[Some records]

+++++

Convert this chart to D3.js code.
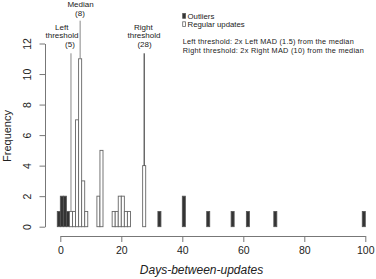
<!DOCTYPE html>
<html>
<head>
<meta charset="utf-8">
<script src="https://cdn.jsdelivr.net/npm/d3@7"></script>
<style>
  body { margin: 0; background: #fff; }
  svg { display: block; font-family: "Liberation Sans", Arial, Helvetica, sans-serif; }
</style>
</head>
<body>
<div id="chart"></div>
<script>
// histogram bins: bin k covers (k-1, k]
const outlierBins = [0, 1, 2, 3, 33, 41, 49, 57, 62, 71, 100];
const outlierCounts = [1, 2, 2, 1, 1, 2, 1, 1, 1, 1, 1];
const regularBins = [4, 5, 6, 7, 8, 9, 13, 14, 18, 19, 20, 21, 22, 23, 28];
const regularCounts = [1, 1, 7, 11, 3, 1, 2, 5, 1, 1, 2, 2, 1, 1, 4];

const xTicks = [0, 20, 40, 60, 80, 100];
const yTicks = [0, 2, 4, 6, 8, 10, 12];

// annotation lines (bin where each line is drawn) and their labels
const markBins = [4, 7, 28];
const markLabels = [["Left", "threshold", "(5)"], ["Median", "(8)"], ["Right", "threshold", "(28)"]];

const legendItems = ["Outliers", "Regular updates"];
const notes = ["Left threshold: 2x Left MAD (1.5) from the median",
               "Right threshold: 2x Right MAD (10) from the median"];

let width = 376, height = 279;

let svg = d3.select("#chart").append("svg")
    .attr("width", width)
    .attr("height", height);

let x = d3.scaleLinear().domain([0, 100]).range([60.3, 365.3]);
let y = d3.scaleLinear().domain([0, 12]).range([226.7, 43.5]);

let outliers = outlierBins.map((b, i) => ({bin: b, count: outlierCounts[i]}));
let regular = regularBins.map((b, i) => ({bin: b, count: regularCounts[i]}));

// bars
svg.append("g").selectAll("rect")
    .data(outliers)
    .enter().append("rect")
    .attr("x", d => x(d.bin - 1))
    .attr("width", d => x(d.bin) - x(d.bin - 1))
    .attr("y", d => y(d.count))
    .attr("height", d => y(0) - y(d.count))
    .attr("fill", "#333")
    .attr("stroke", "#555")
    .attr("stroke-width", 0.8);

svg.append("g").selectAll("rect")
    .data(regular)
    .enter().append("rect")
    .attr("x", d => x(d.bin - 1))
    .attr("width", d => x(d.bin) - x(d.bin - 1))
    .attr("y", d => y(d.count))
    .attr("height", d => y(0) - y(d.count))
    .attr("fill", "#fff")
    .attr("stroke", "#666")
    .attr("stroke-width", 0.9);

// x axis
let xAxis = svg.append("g")
    .attr("transform", "translate(0,236)")
    .call(d3.axisBottom(x).tickValues(xTicks).tickSize(6).tickSizeOuter(0).tickPadding(4.5));
xAxis.select(".domain").attr("stroke", "#777");
xAxis.selectAll(".tick line").attr("stroke", "#777");
xAxis.selectAll("text").attr("fill", "#222").style("font-size", "10.5px")
    .style("font-family", "Liberation Sans, Arial, sans-serif");

// y axis
let yAxis = svg.append("g")
    .attr("transform", "translate(45,0)")
    .call(d3.axisLeft(y).tickValues(yTicks).tickSize(5.5).tickSizeOuter(0));
yAxis.select(".domain").attr("stroke", "#777");
yAxis.selectAll(".tick line").attr("stroke", "#777");
yAxis.selectAll("text")
    .attr("transform", "rotate(-90)")
    .attr("x", 0)
    .attr("y", -14)
    .attr("dy", 0)
    .attr("text-anchor", "middle")
    .attr("fill", "#222")
    .style("font-size", "10.5px")
    .style("font-family", "Liberation Sans, Arial, sans-serif");

// axis titles
svg.append("text")
    .attr("transform", "translate(11,136) rotate(-90)")
    .attr("text-anchor", "middle")
    .style("font-size", "11px")
    .attr("fill", "#222")
    .text("Frequency");

svg.append("text")
    .attr("x", 201.5)
    .attr("y", 274)
    .attr("text-anchor", "middle")
    .style("font-size", "12px")
    .style("font-style", "italic")
    .attr("fill", "#222")
    .text("Days-between-updates");

// threshold / median lines with labels
let countOf = b => {
    let r = regular.find(d => d.bin === b) || outliers.find(d => d.bin === b);
    return r ? r.count : 0;
};
let lineTops = [53.3, 20.7, 53.3];
let lineColors = ["#888", "#888", "#222"];
markBins.forEach((b, i) => {
    let cx = x(b - 0.5);
    svg.append("line")
        .attr("x1", cx).attr("x2", cx)
        .attr("y1", lineTops[i])
        .attr("y2", y(countOf(b)))
        .attr("stroke", lineColors[i])
        .attr("stroke-width", 1);
});

// label positions (text lines set by hand)
let labelSpecs = [
    {x: [61.7, 62, 70], y: [29.5, 38, 46.5]},
    {x: [80.5, 80], y: [6.5, 15.5]},
    {x: [143.3, 144, 144.5], y: [29.5, 38, 46.5]}
];
markLabels.forEach((lines, i) => {
    lines.forEach((t, j) => {
        svg.append("text")
            .attr("x", labelSpecs[i].x[j])
            .attr("y", labelSpecs[i].y[j])
            .attr("text-anchor", "middle")
            .style("font-size", "8px")
            .attr("fill", "#222")
            .text(t);
    });
});

// legend
let legend = svg.append("g");
legendItems.forEach((t, i) => {
    legend.append("rect")
        .attr("x", 182.7)
        .attr("y", 13.5 + i * 8.3)
        .attr("width", 2.8)
        .attr("height", 4.8)
        .attr("fill", i === 0 ? "#333" : "#fff")
        .attr("stroke", i === 0 ? "#555" : "#666")
        .attr("stroke-width", 0.8);
    legend.append("text")
        .attr("x", 187.5)
        .attr("y", 19 + i * 8.3)
        .style("font-size", "7.8px")
        .attr("fill", "#222")
        .text(t);
});
notes.forEach((t, i) => {
    legend.append("text")
        .attr("x", 182.7)
        .attr("y", 44.3 + i * 8.4)
        .style("font-size", "7.3px")
        .attr("textLength", i === 0 ? 171 : 181)
        .attr("lengthAdjust", "spacing")
        .attr("fill", "#222")
        .text(t);
});
</script>
</body>
</html>
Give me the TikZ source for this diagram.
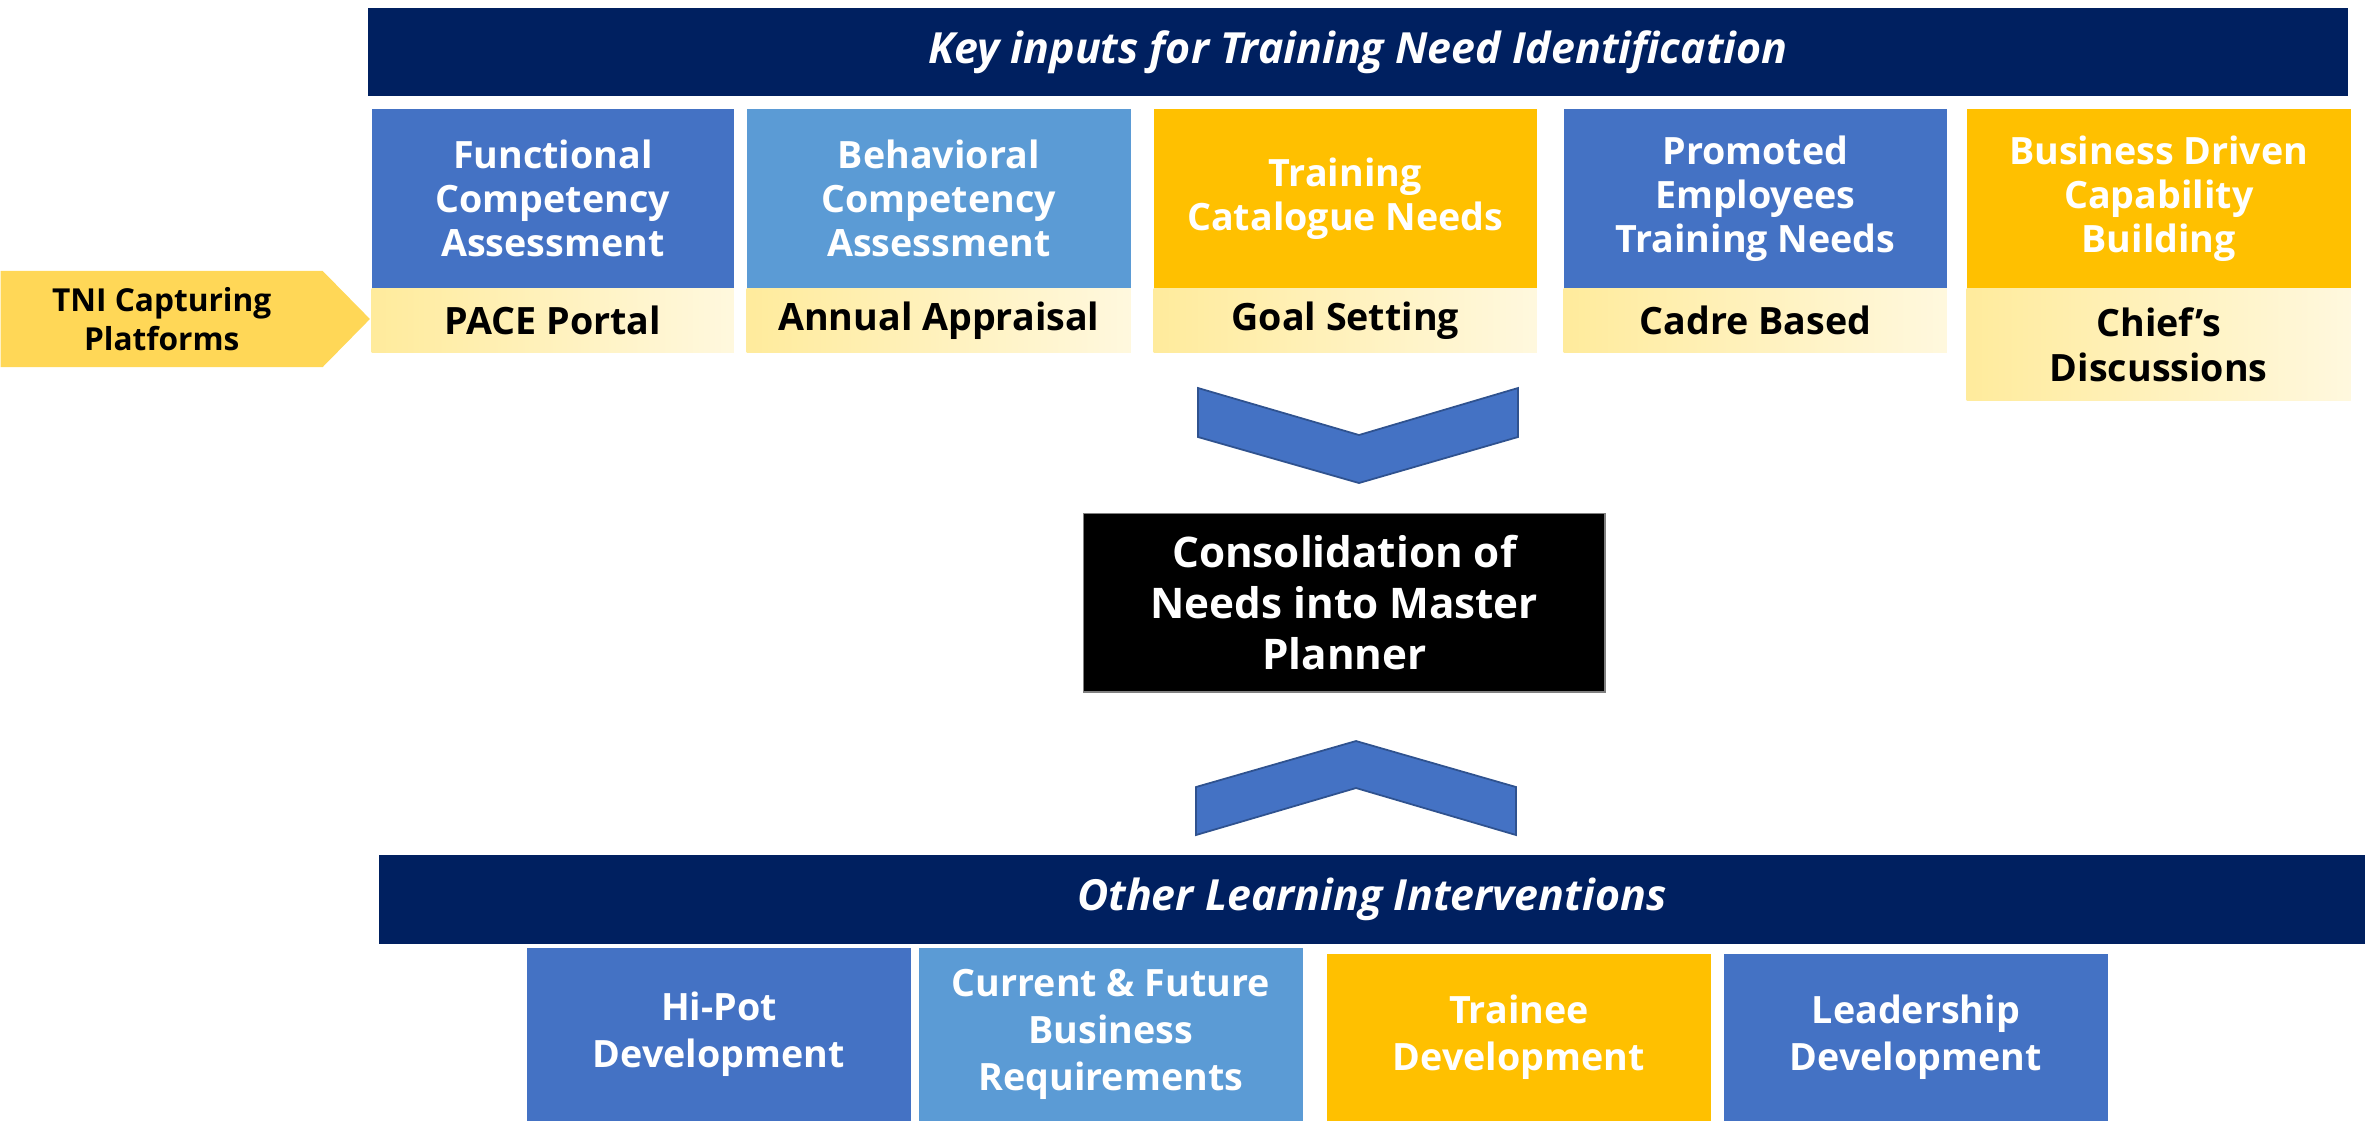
\documentclass[tikz,border=0pt]{standalone}
\usepackage{fontspec}
\setmainfont{Open Sans}
\usepackage{tikz}
\usetikzlibrary{positioning, shapes.symbols}

\definecolor{navy}{HTML}{002060}
\definecolor{midblue}{HTML}{4472C4}
\definecolor{skyblue}{HTML}{5B9BD5}
\definecolor{gold}{HTML}{FFC000}
\definecolor{paleA}{HTML}{FFEB9C}
\definecolor{paleB}{HTML}{FFF8DE}
\definecolor{tniyellow}{HTML}{FFD757}
\definecolor{chevline}{HTML}{2F528F}

\begin{document}
\begin{tikzpicture}[
        x=0.01cm, y=-0.01cm,
        banner/.style={anchor=north west, fill=navy, text=white, inner sep=0pt, font=\bfseries\itshape\fontsize{12.2}{14}\selectfont},
        inputbox/.style={anchor=north west, inner sep=2pt, align=center, text=white, font=\bfseries\fontsize{10.7}{12.5}\selectfont},
        platform/.style={anchor=north west, inner sep=2pt, align=center, left color=paleA, right color=paleB, font=\bfseries\fontsize{10.7}{12.9}\selectfont},
        otherbox/.style={anchor=north west, inner sep=2pt, align=center, text=white, font=\bfseries\fontsize{10.7}{13.3}\selectfont},
        chevron/.style={fill=midblue, draw=chevline, line width=0.5pt, line join=miter}
    ]
    \useasboundingbox (0,0) rectangle (2366,1120);

    \node[banner, minimum width=19.79cm, minimum height=0.88cm] (keyinputs) at (367,7) {Key inputs for Training Need Identification};

    % input boxes with their capturing platform underneath
    \foreach \name/\xl/\bw/\col/\txt/\lh/\lbl in {
        func/371/3.62/midblue/{Functional\\Competency\\Assessment}/0.64/{PACE Portal},
        behav/746/3.84/skyblue/{Behavioral\\Competency\\Assessment}/0.64/{Annual Appraisal},
        catal/1153/3.83/gold/{Training\\Catalogue Needs}/0.64/{Goal Setting},
        promo/1563/3.83/midblue/{Promoted\\Employees\\Training Needs}/0.64/{Cadre Based},
        busin/1966/3.84/gold/{Business Driven\\Capability\\Building}/1.12/{Chief's\\Discussions}} {
        \node[inputbox, fill=\col, minimum width=\bw cm, minimum height=1.80cm] (\name) at (\xl,108) {\txt};
        \node[platform, minimum width=\bw cm, minimum height=\lh cm] (\name-lbl) at (\xl,288) {\lbl};
    }

    \node[signal, signal to=east, signal pointer angle=91, fill=tniyellow, anchor=west, align=center,
          minimum width=3.69cm, minimum height=0.96cm, inner sep=0pt,
          font=\bfseries\fontsize{9}{11.1}\selectfont] (tni) at (0,319) {TNI Capturing\\Platforms};

    % chevrons around the master planner
    \draw[chevron] (1198,388) -- (1359,435) -- (1518,388) -- (1518,437) -- (1359,483) -- (1198,437) -- cycle;
    \node[anchor=north west, fill=black, draw=gray, text=white, align=center, minimum width=5.21cm, minimum height=1.78cm,
          font=\bfseries\fontsize{12}{14.5}\selectfont] (master) at (1083,513) {Consolidation of\\Needs into Master\\Planner};
    \draw[chevron] (1196,787) -- (1356,741) -- (1516,787) -- (1516,835) -- (1356,788) -- (1196,835) -- cycle;

    \node[banner, minimum width=19.85cm, minimum height=0.89cm] (otherlearn) at (378,854) {Other Learning Interventions};

    \foreach \name/\xl/\yt/\col/\txt in {
        hipot/526/947/midblue/{Hi-Pot\\Development},
        currfut/918/947/skyblue/{Current \& Future\\Business\\Requirements},
        trainee/1326/953/gold/{Trainee\\Development},
        leader/1723/953/midblue/{Leadership\\Development}} {
        \node[otherbox, fill=\col, minimum width=3.84cm, minimum height={(1120-\yt)/100*1cm}] (\name) at (\xl,\yt) {\txt};
    }
\end{tikzpicture}
\end{document}
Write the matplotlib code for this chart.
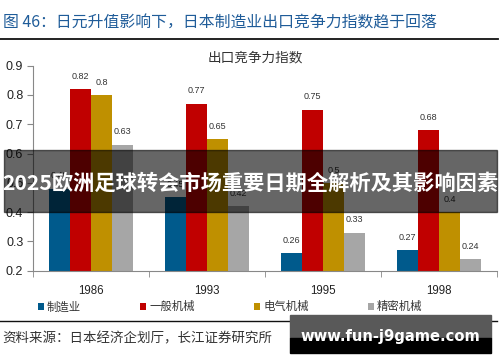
import numpy as np
import matplotlib.pyplot as plt
from matplotlib.patches import Rectangle

plt.rcParams['font.family'] = ['Noto Sans CJK SC', 'DejaVu Sans']

years = ["1986", "1993", "1995", "1998"]
series = ["制造业", "一般机械", "电气机械", "精密机械"]
manufacturing = [0.48, 0.45, 0.26, 0.27]
general_machinery = [0.82, 0.77, 0.75, 0.68]
electrical_machinery = [0.80, 0.65, 0.50, 0.40]
precision_machinery = [0.63, 0.42, 0.33, 0.24]
colors = ["#005a8c", "#c00000", "#bf9000", "#a6a6a6"]

values = [manufacturing, general_machinery, electrical_machinery, precision_machinery]

fig = plt.figure(figsize=(5, 3.62), dpi=100)
ax = fig.add_axes([0.066, 0.2522, 0.928, 0.5663])

x = np.arange(len(years))
w = 0.18
for i, (vals, name, c) in enumerate(zip(values, series, colors)):
    pos = x + (i - 1.5) * w
    bars = ax.bar(pos, vals, width=w, color=c, label=name, bottom=0)
    for b, v in zip(bars, vals):
        ax.annotate(f"{v:g}", (b.get_x() + b.get_width() / 2, v), xytext=(0, 6),
                    textcoords="offset points", ha="center", va="bottom",
                    fontsize=6.5, color="#333333", family="Liberation Sans")

ax.set_ylim(0.2, 0.9)
ax.set_xlim(-0.5, 3.5)
ax.set_yticks([0.2, 0.3, 0.4, 0.5, 0.6, 0.7, 0.8, 0.9])
ax.set_yticklabels([f"{t:.1f}" for t in ax.get_yticks()], family="Liberation Sans", fontsize=9, color="#222222")
ax.set_xticks(x)
ax.set_xticklabels(years, family="Liberation Sans", fontsize=8.3, color="#222222")
ax.set_xticks(np.arange(-0.5, 4.0, 1.0), minor=True)
ax.tick_params(axis="x", which="major", length=0, pad=10)
ax.tick_params(axis="x", which="minor", length=4, color="#888888")
ax.tick_params(axis="y", length=4, color="#888888", pad=3)
for s in ["top", "right"]:
    ax.spines[s].set_visible(False)
for s in ["left", "bottom"]:
    ax.spines[s].set_color("#888888")

fig.legend(loc="center", bbox_to_anchor=(0.46, 1 - 306.7 / 362), ncol=4, frameon=False,
           fontsize=8.2, handlelength=0.55, handleheight=0.55, handletextpad=0.25,
           columnspacing=5.2, labelcolor="#333333")

# header
fig.text(0.006, 1 - 23 / 362, "图 46：日元升值影响下，日本制造业出口竞争力指数趋于回落",
         fontsize=11.4, color="#1f5c99", va="center", ha="left")
fig.add_artist(plt.Line2D([0, 0.996], [1 - 39 / 362] * 2, color="#111111", lw=1.3))
fig.text(0.51, 1 - 57 / 362, "出口竞争力指数", fontsize=9.8, color="#333333", ha="center", va="center")

# footer
fig.add_artist(plt.Line2D([0, 0.994], [1 - 320.7 / 362] * 2, color="#111111", lw=1.0))
fig.text(0.004, 1 - 338 / 362, "资料来源：日本经济企划厅，长江证券研究所",
         fontsize=9.7, color="#333333", va="center", ha="left")

# watermark box
fig.add_artist(Rectangle((290 / 500, 1 - 338 / 362), 201 / 500, 23 / 362,
                         transform=fig.transFigure, color="#595959", zorder=6))
fig.add_artist(Rectangle((290 / 500, 1 - 353 / 362), 201 / 500, 15 / 362,
                         transform=fig.transFigure, color="#000000", zorder=6))
fig.text(390 / 500, 1 - 336.7 / 362, "www.fun-j9game.com", fontsize=10.6, color="white",
         fontweight="bold", ha="center", va="center", family="DejaVu Sans", zorder=7)

# banner overlay
fig.add_artist(Rectangle((4 / 500, 1 - 212 / 362), 493 / 500, 62 / 362,
                         transform=fig.transFigure, color="black", alpha=0.6, zorder=6))
fig.text(0.5, 1 - 183 / 362, "2025欧洲足球转会市场重要日期全解析及其影响因素",
         fontsize=15.3, color="white", fontweight="bold", ha="center", va="center", zorder=7)

fig.savefig("out.png", dpi=100)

+++++

**WHAT YOU NEED TO DO**
Extract exactly, and only, the lines from the one with "Write the matplotlib code for this chart." to the one with "plt.rcParams['font.family'] = ['Noto", both ends counted. Leave the images behind.

**TASK OUTPUT**
Write the matplotlib code for this chart.
import numpy as np
import matplotlib.pyplot as plt
from matplotlib.patches import Rectangle

plt.rcParams['font.family'] = ['Noto Sans CJK SC', 'DejaVu Sans']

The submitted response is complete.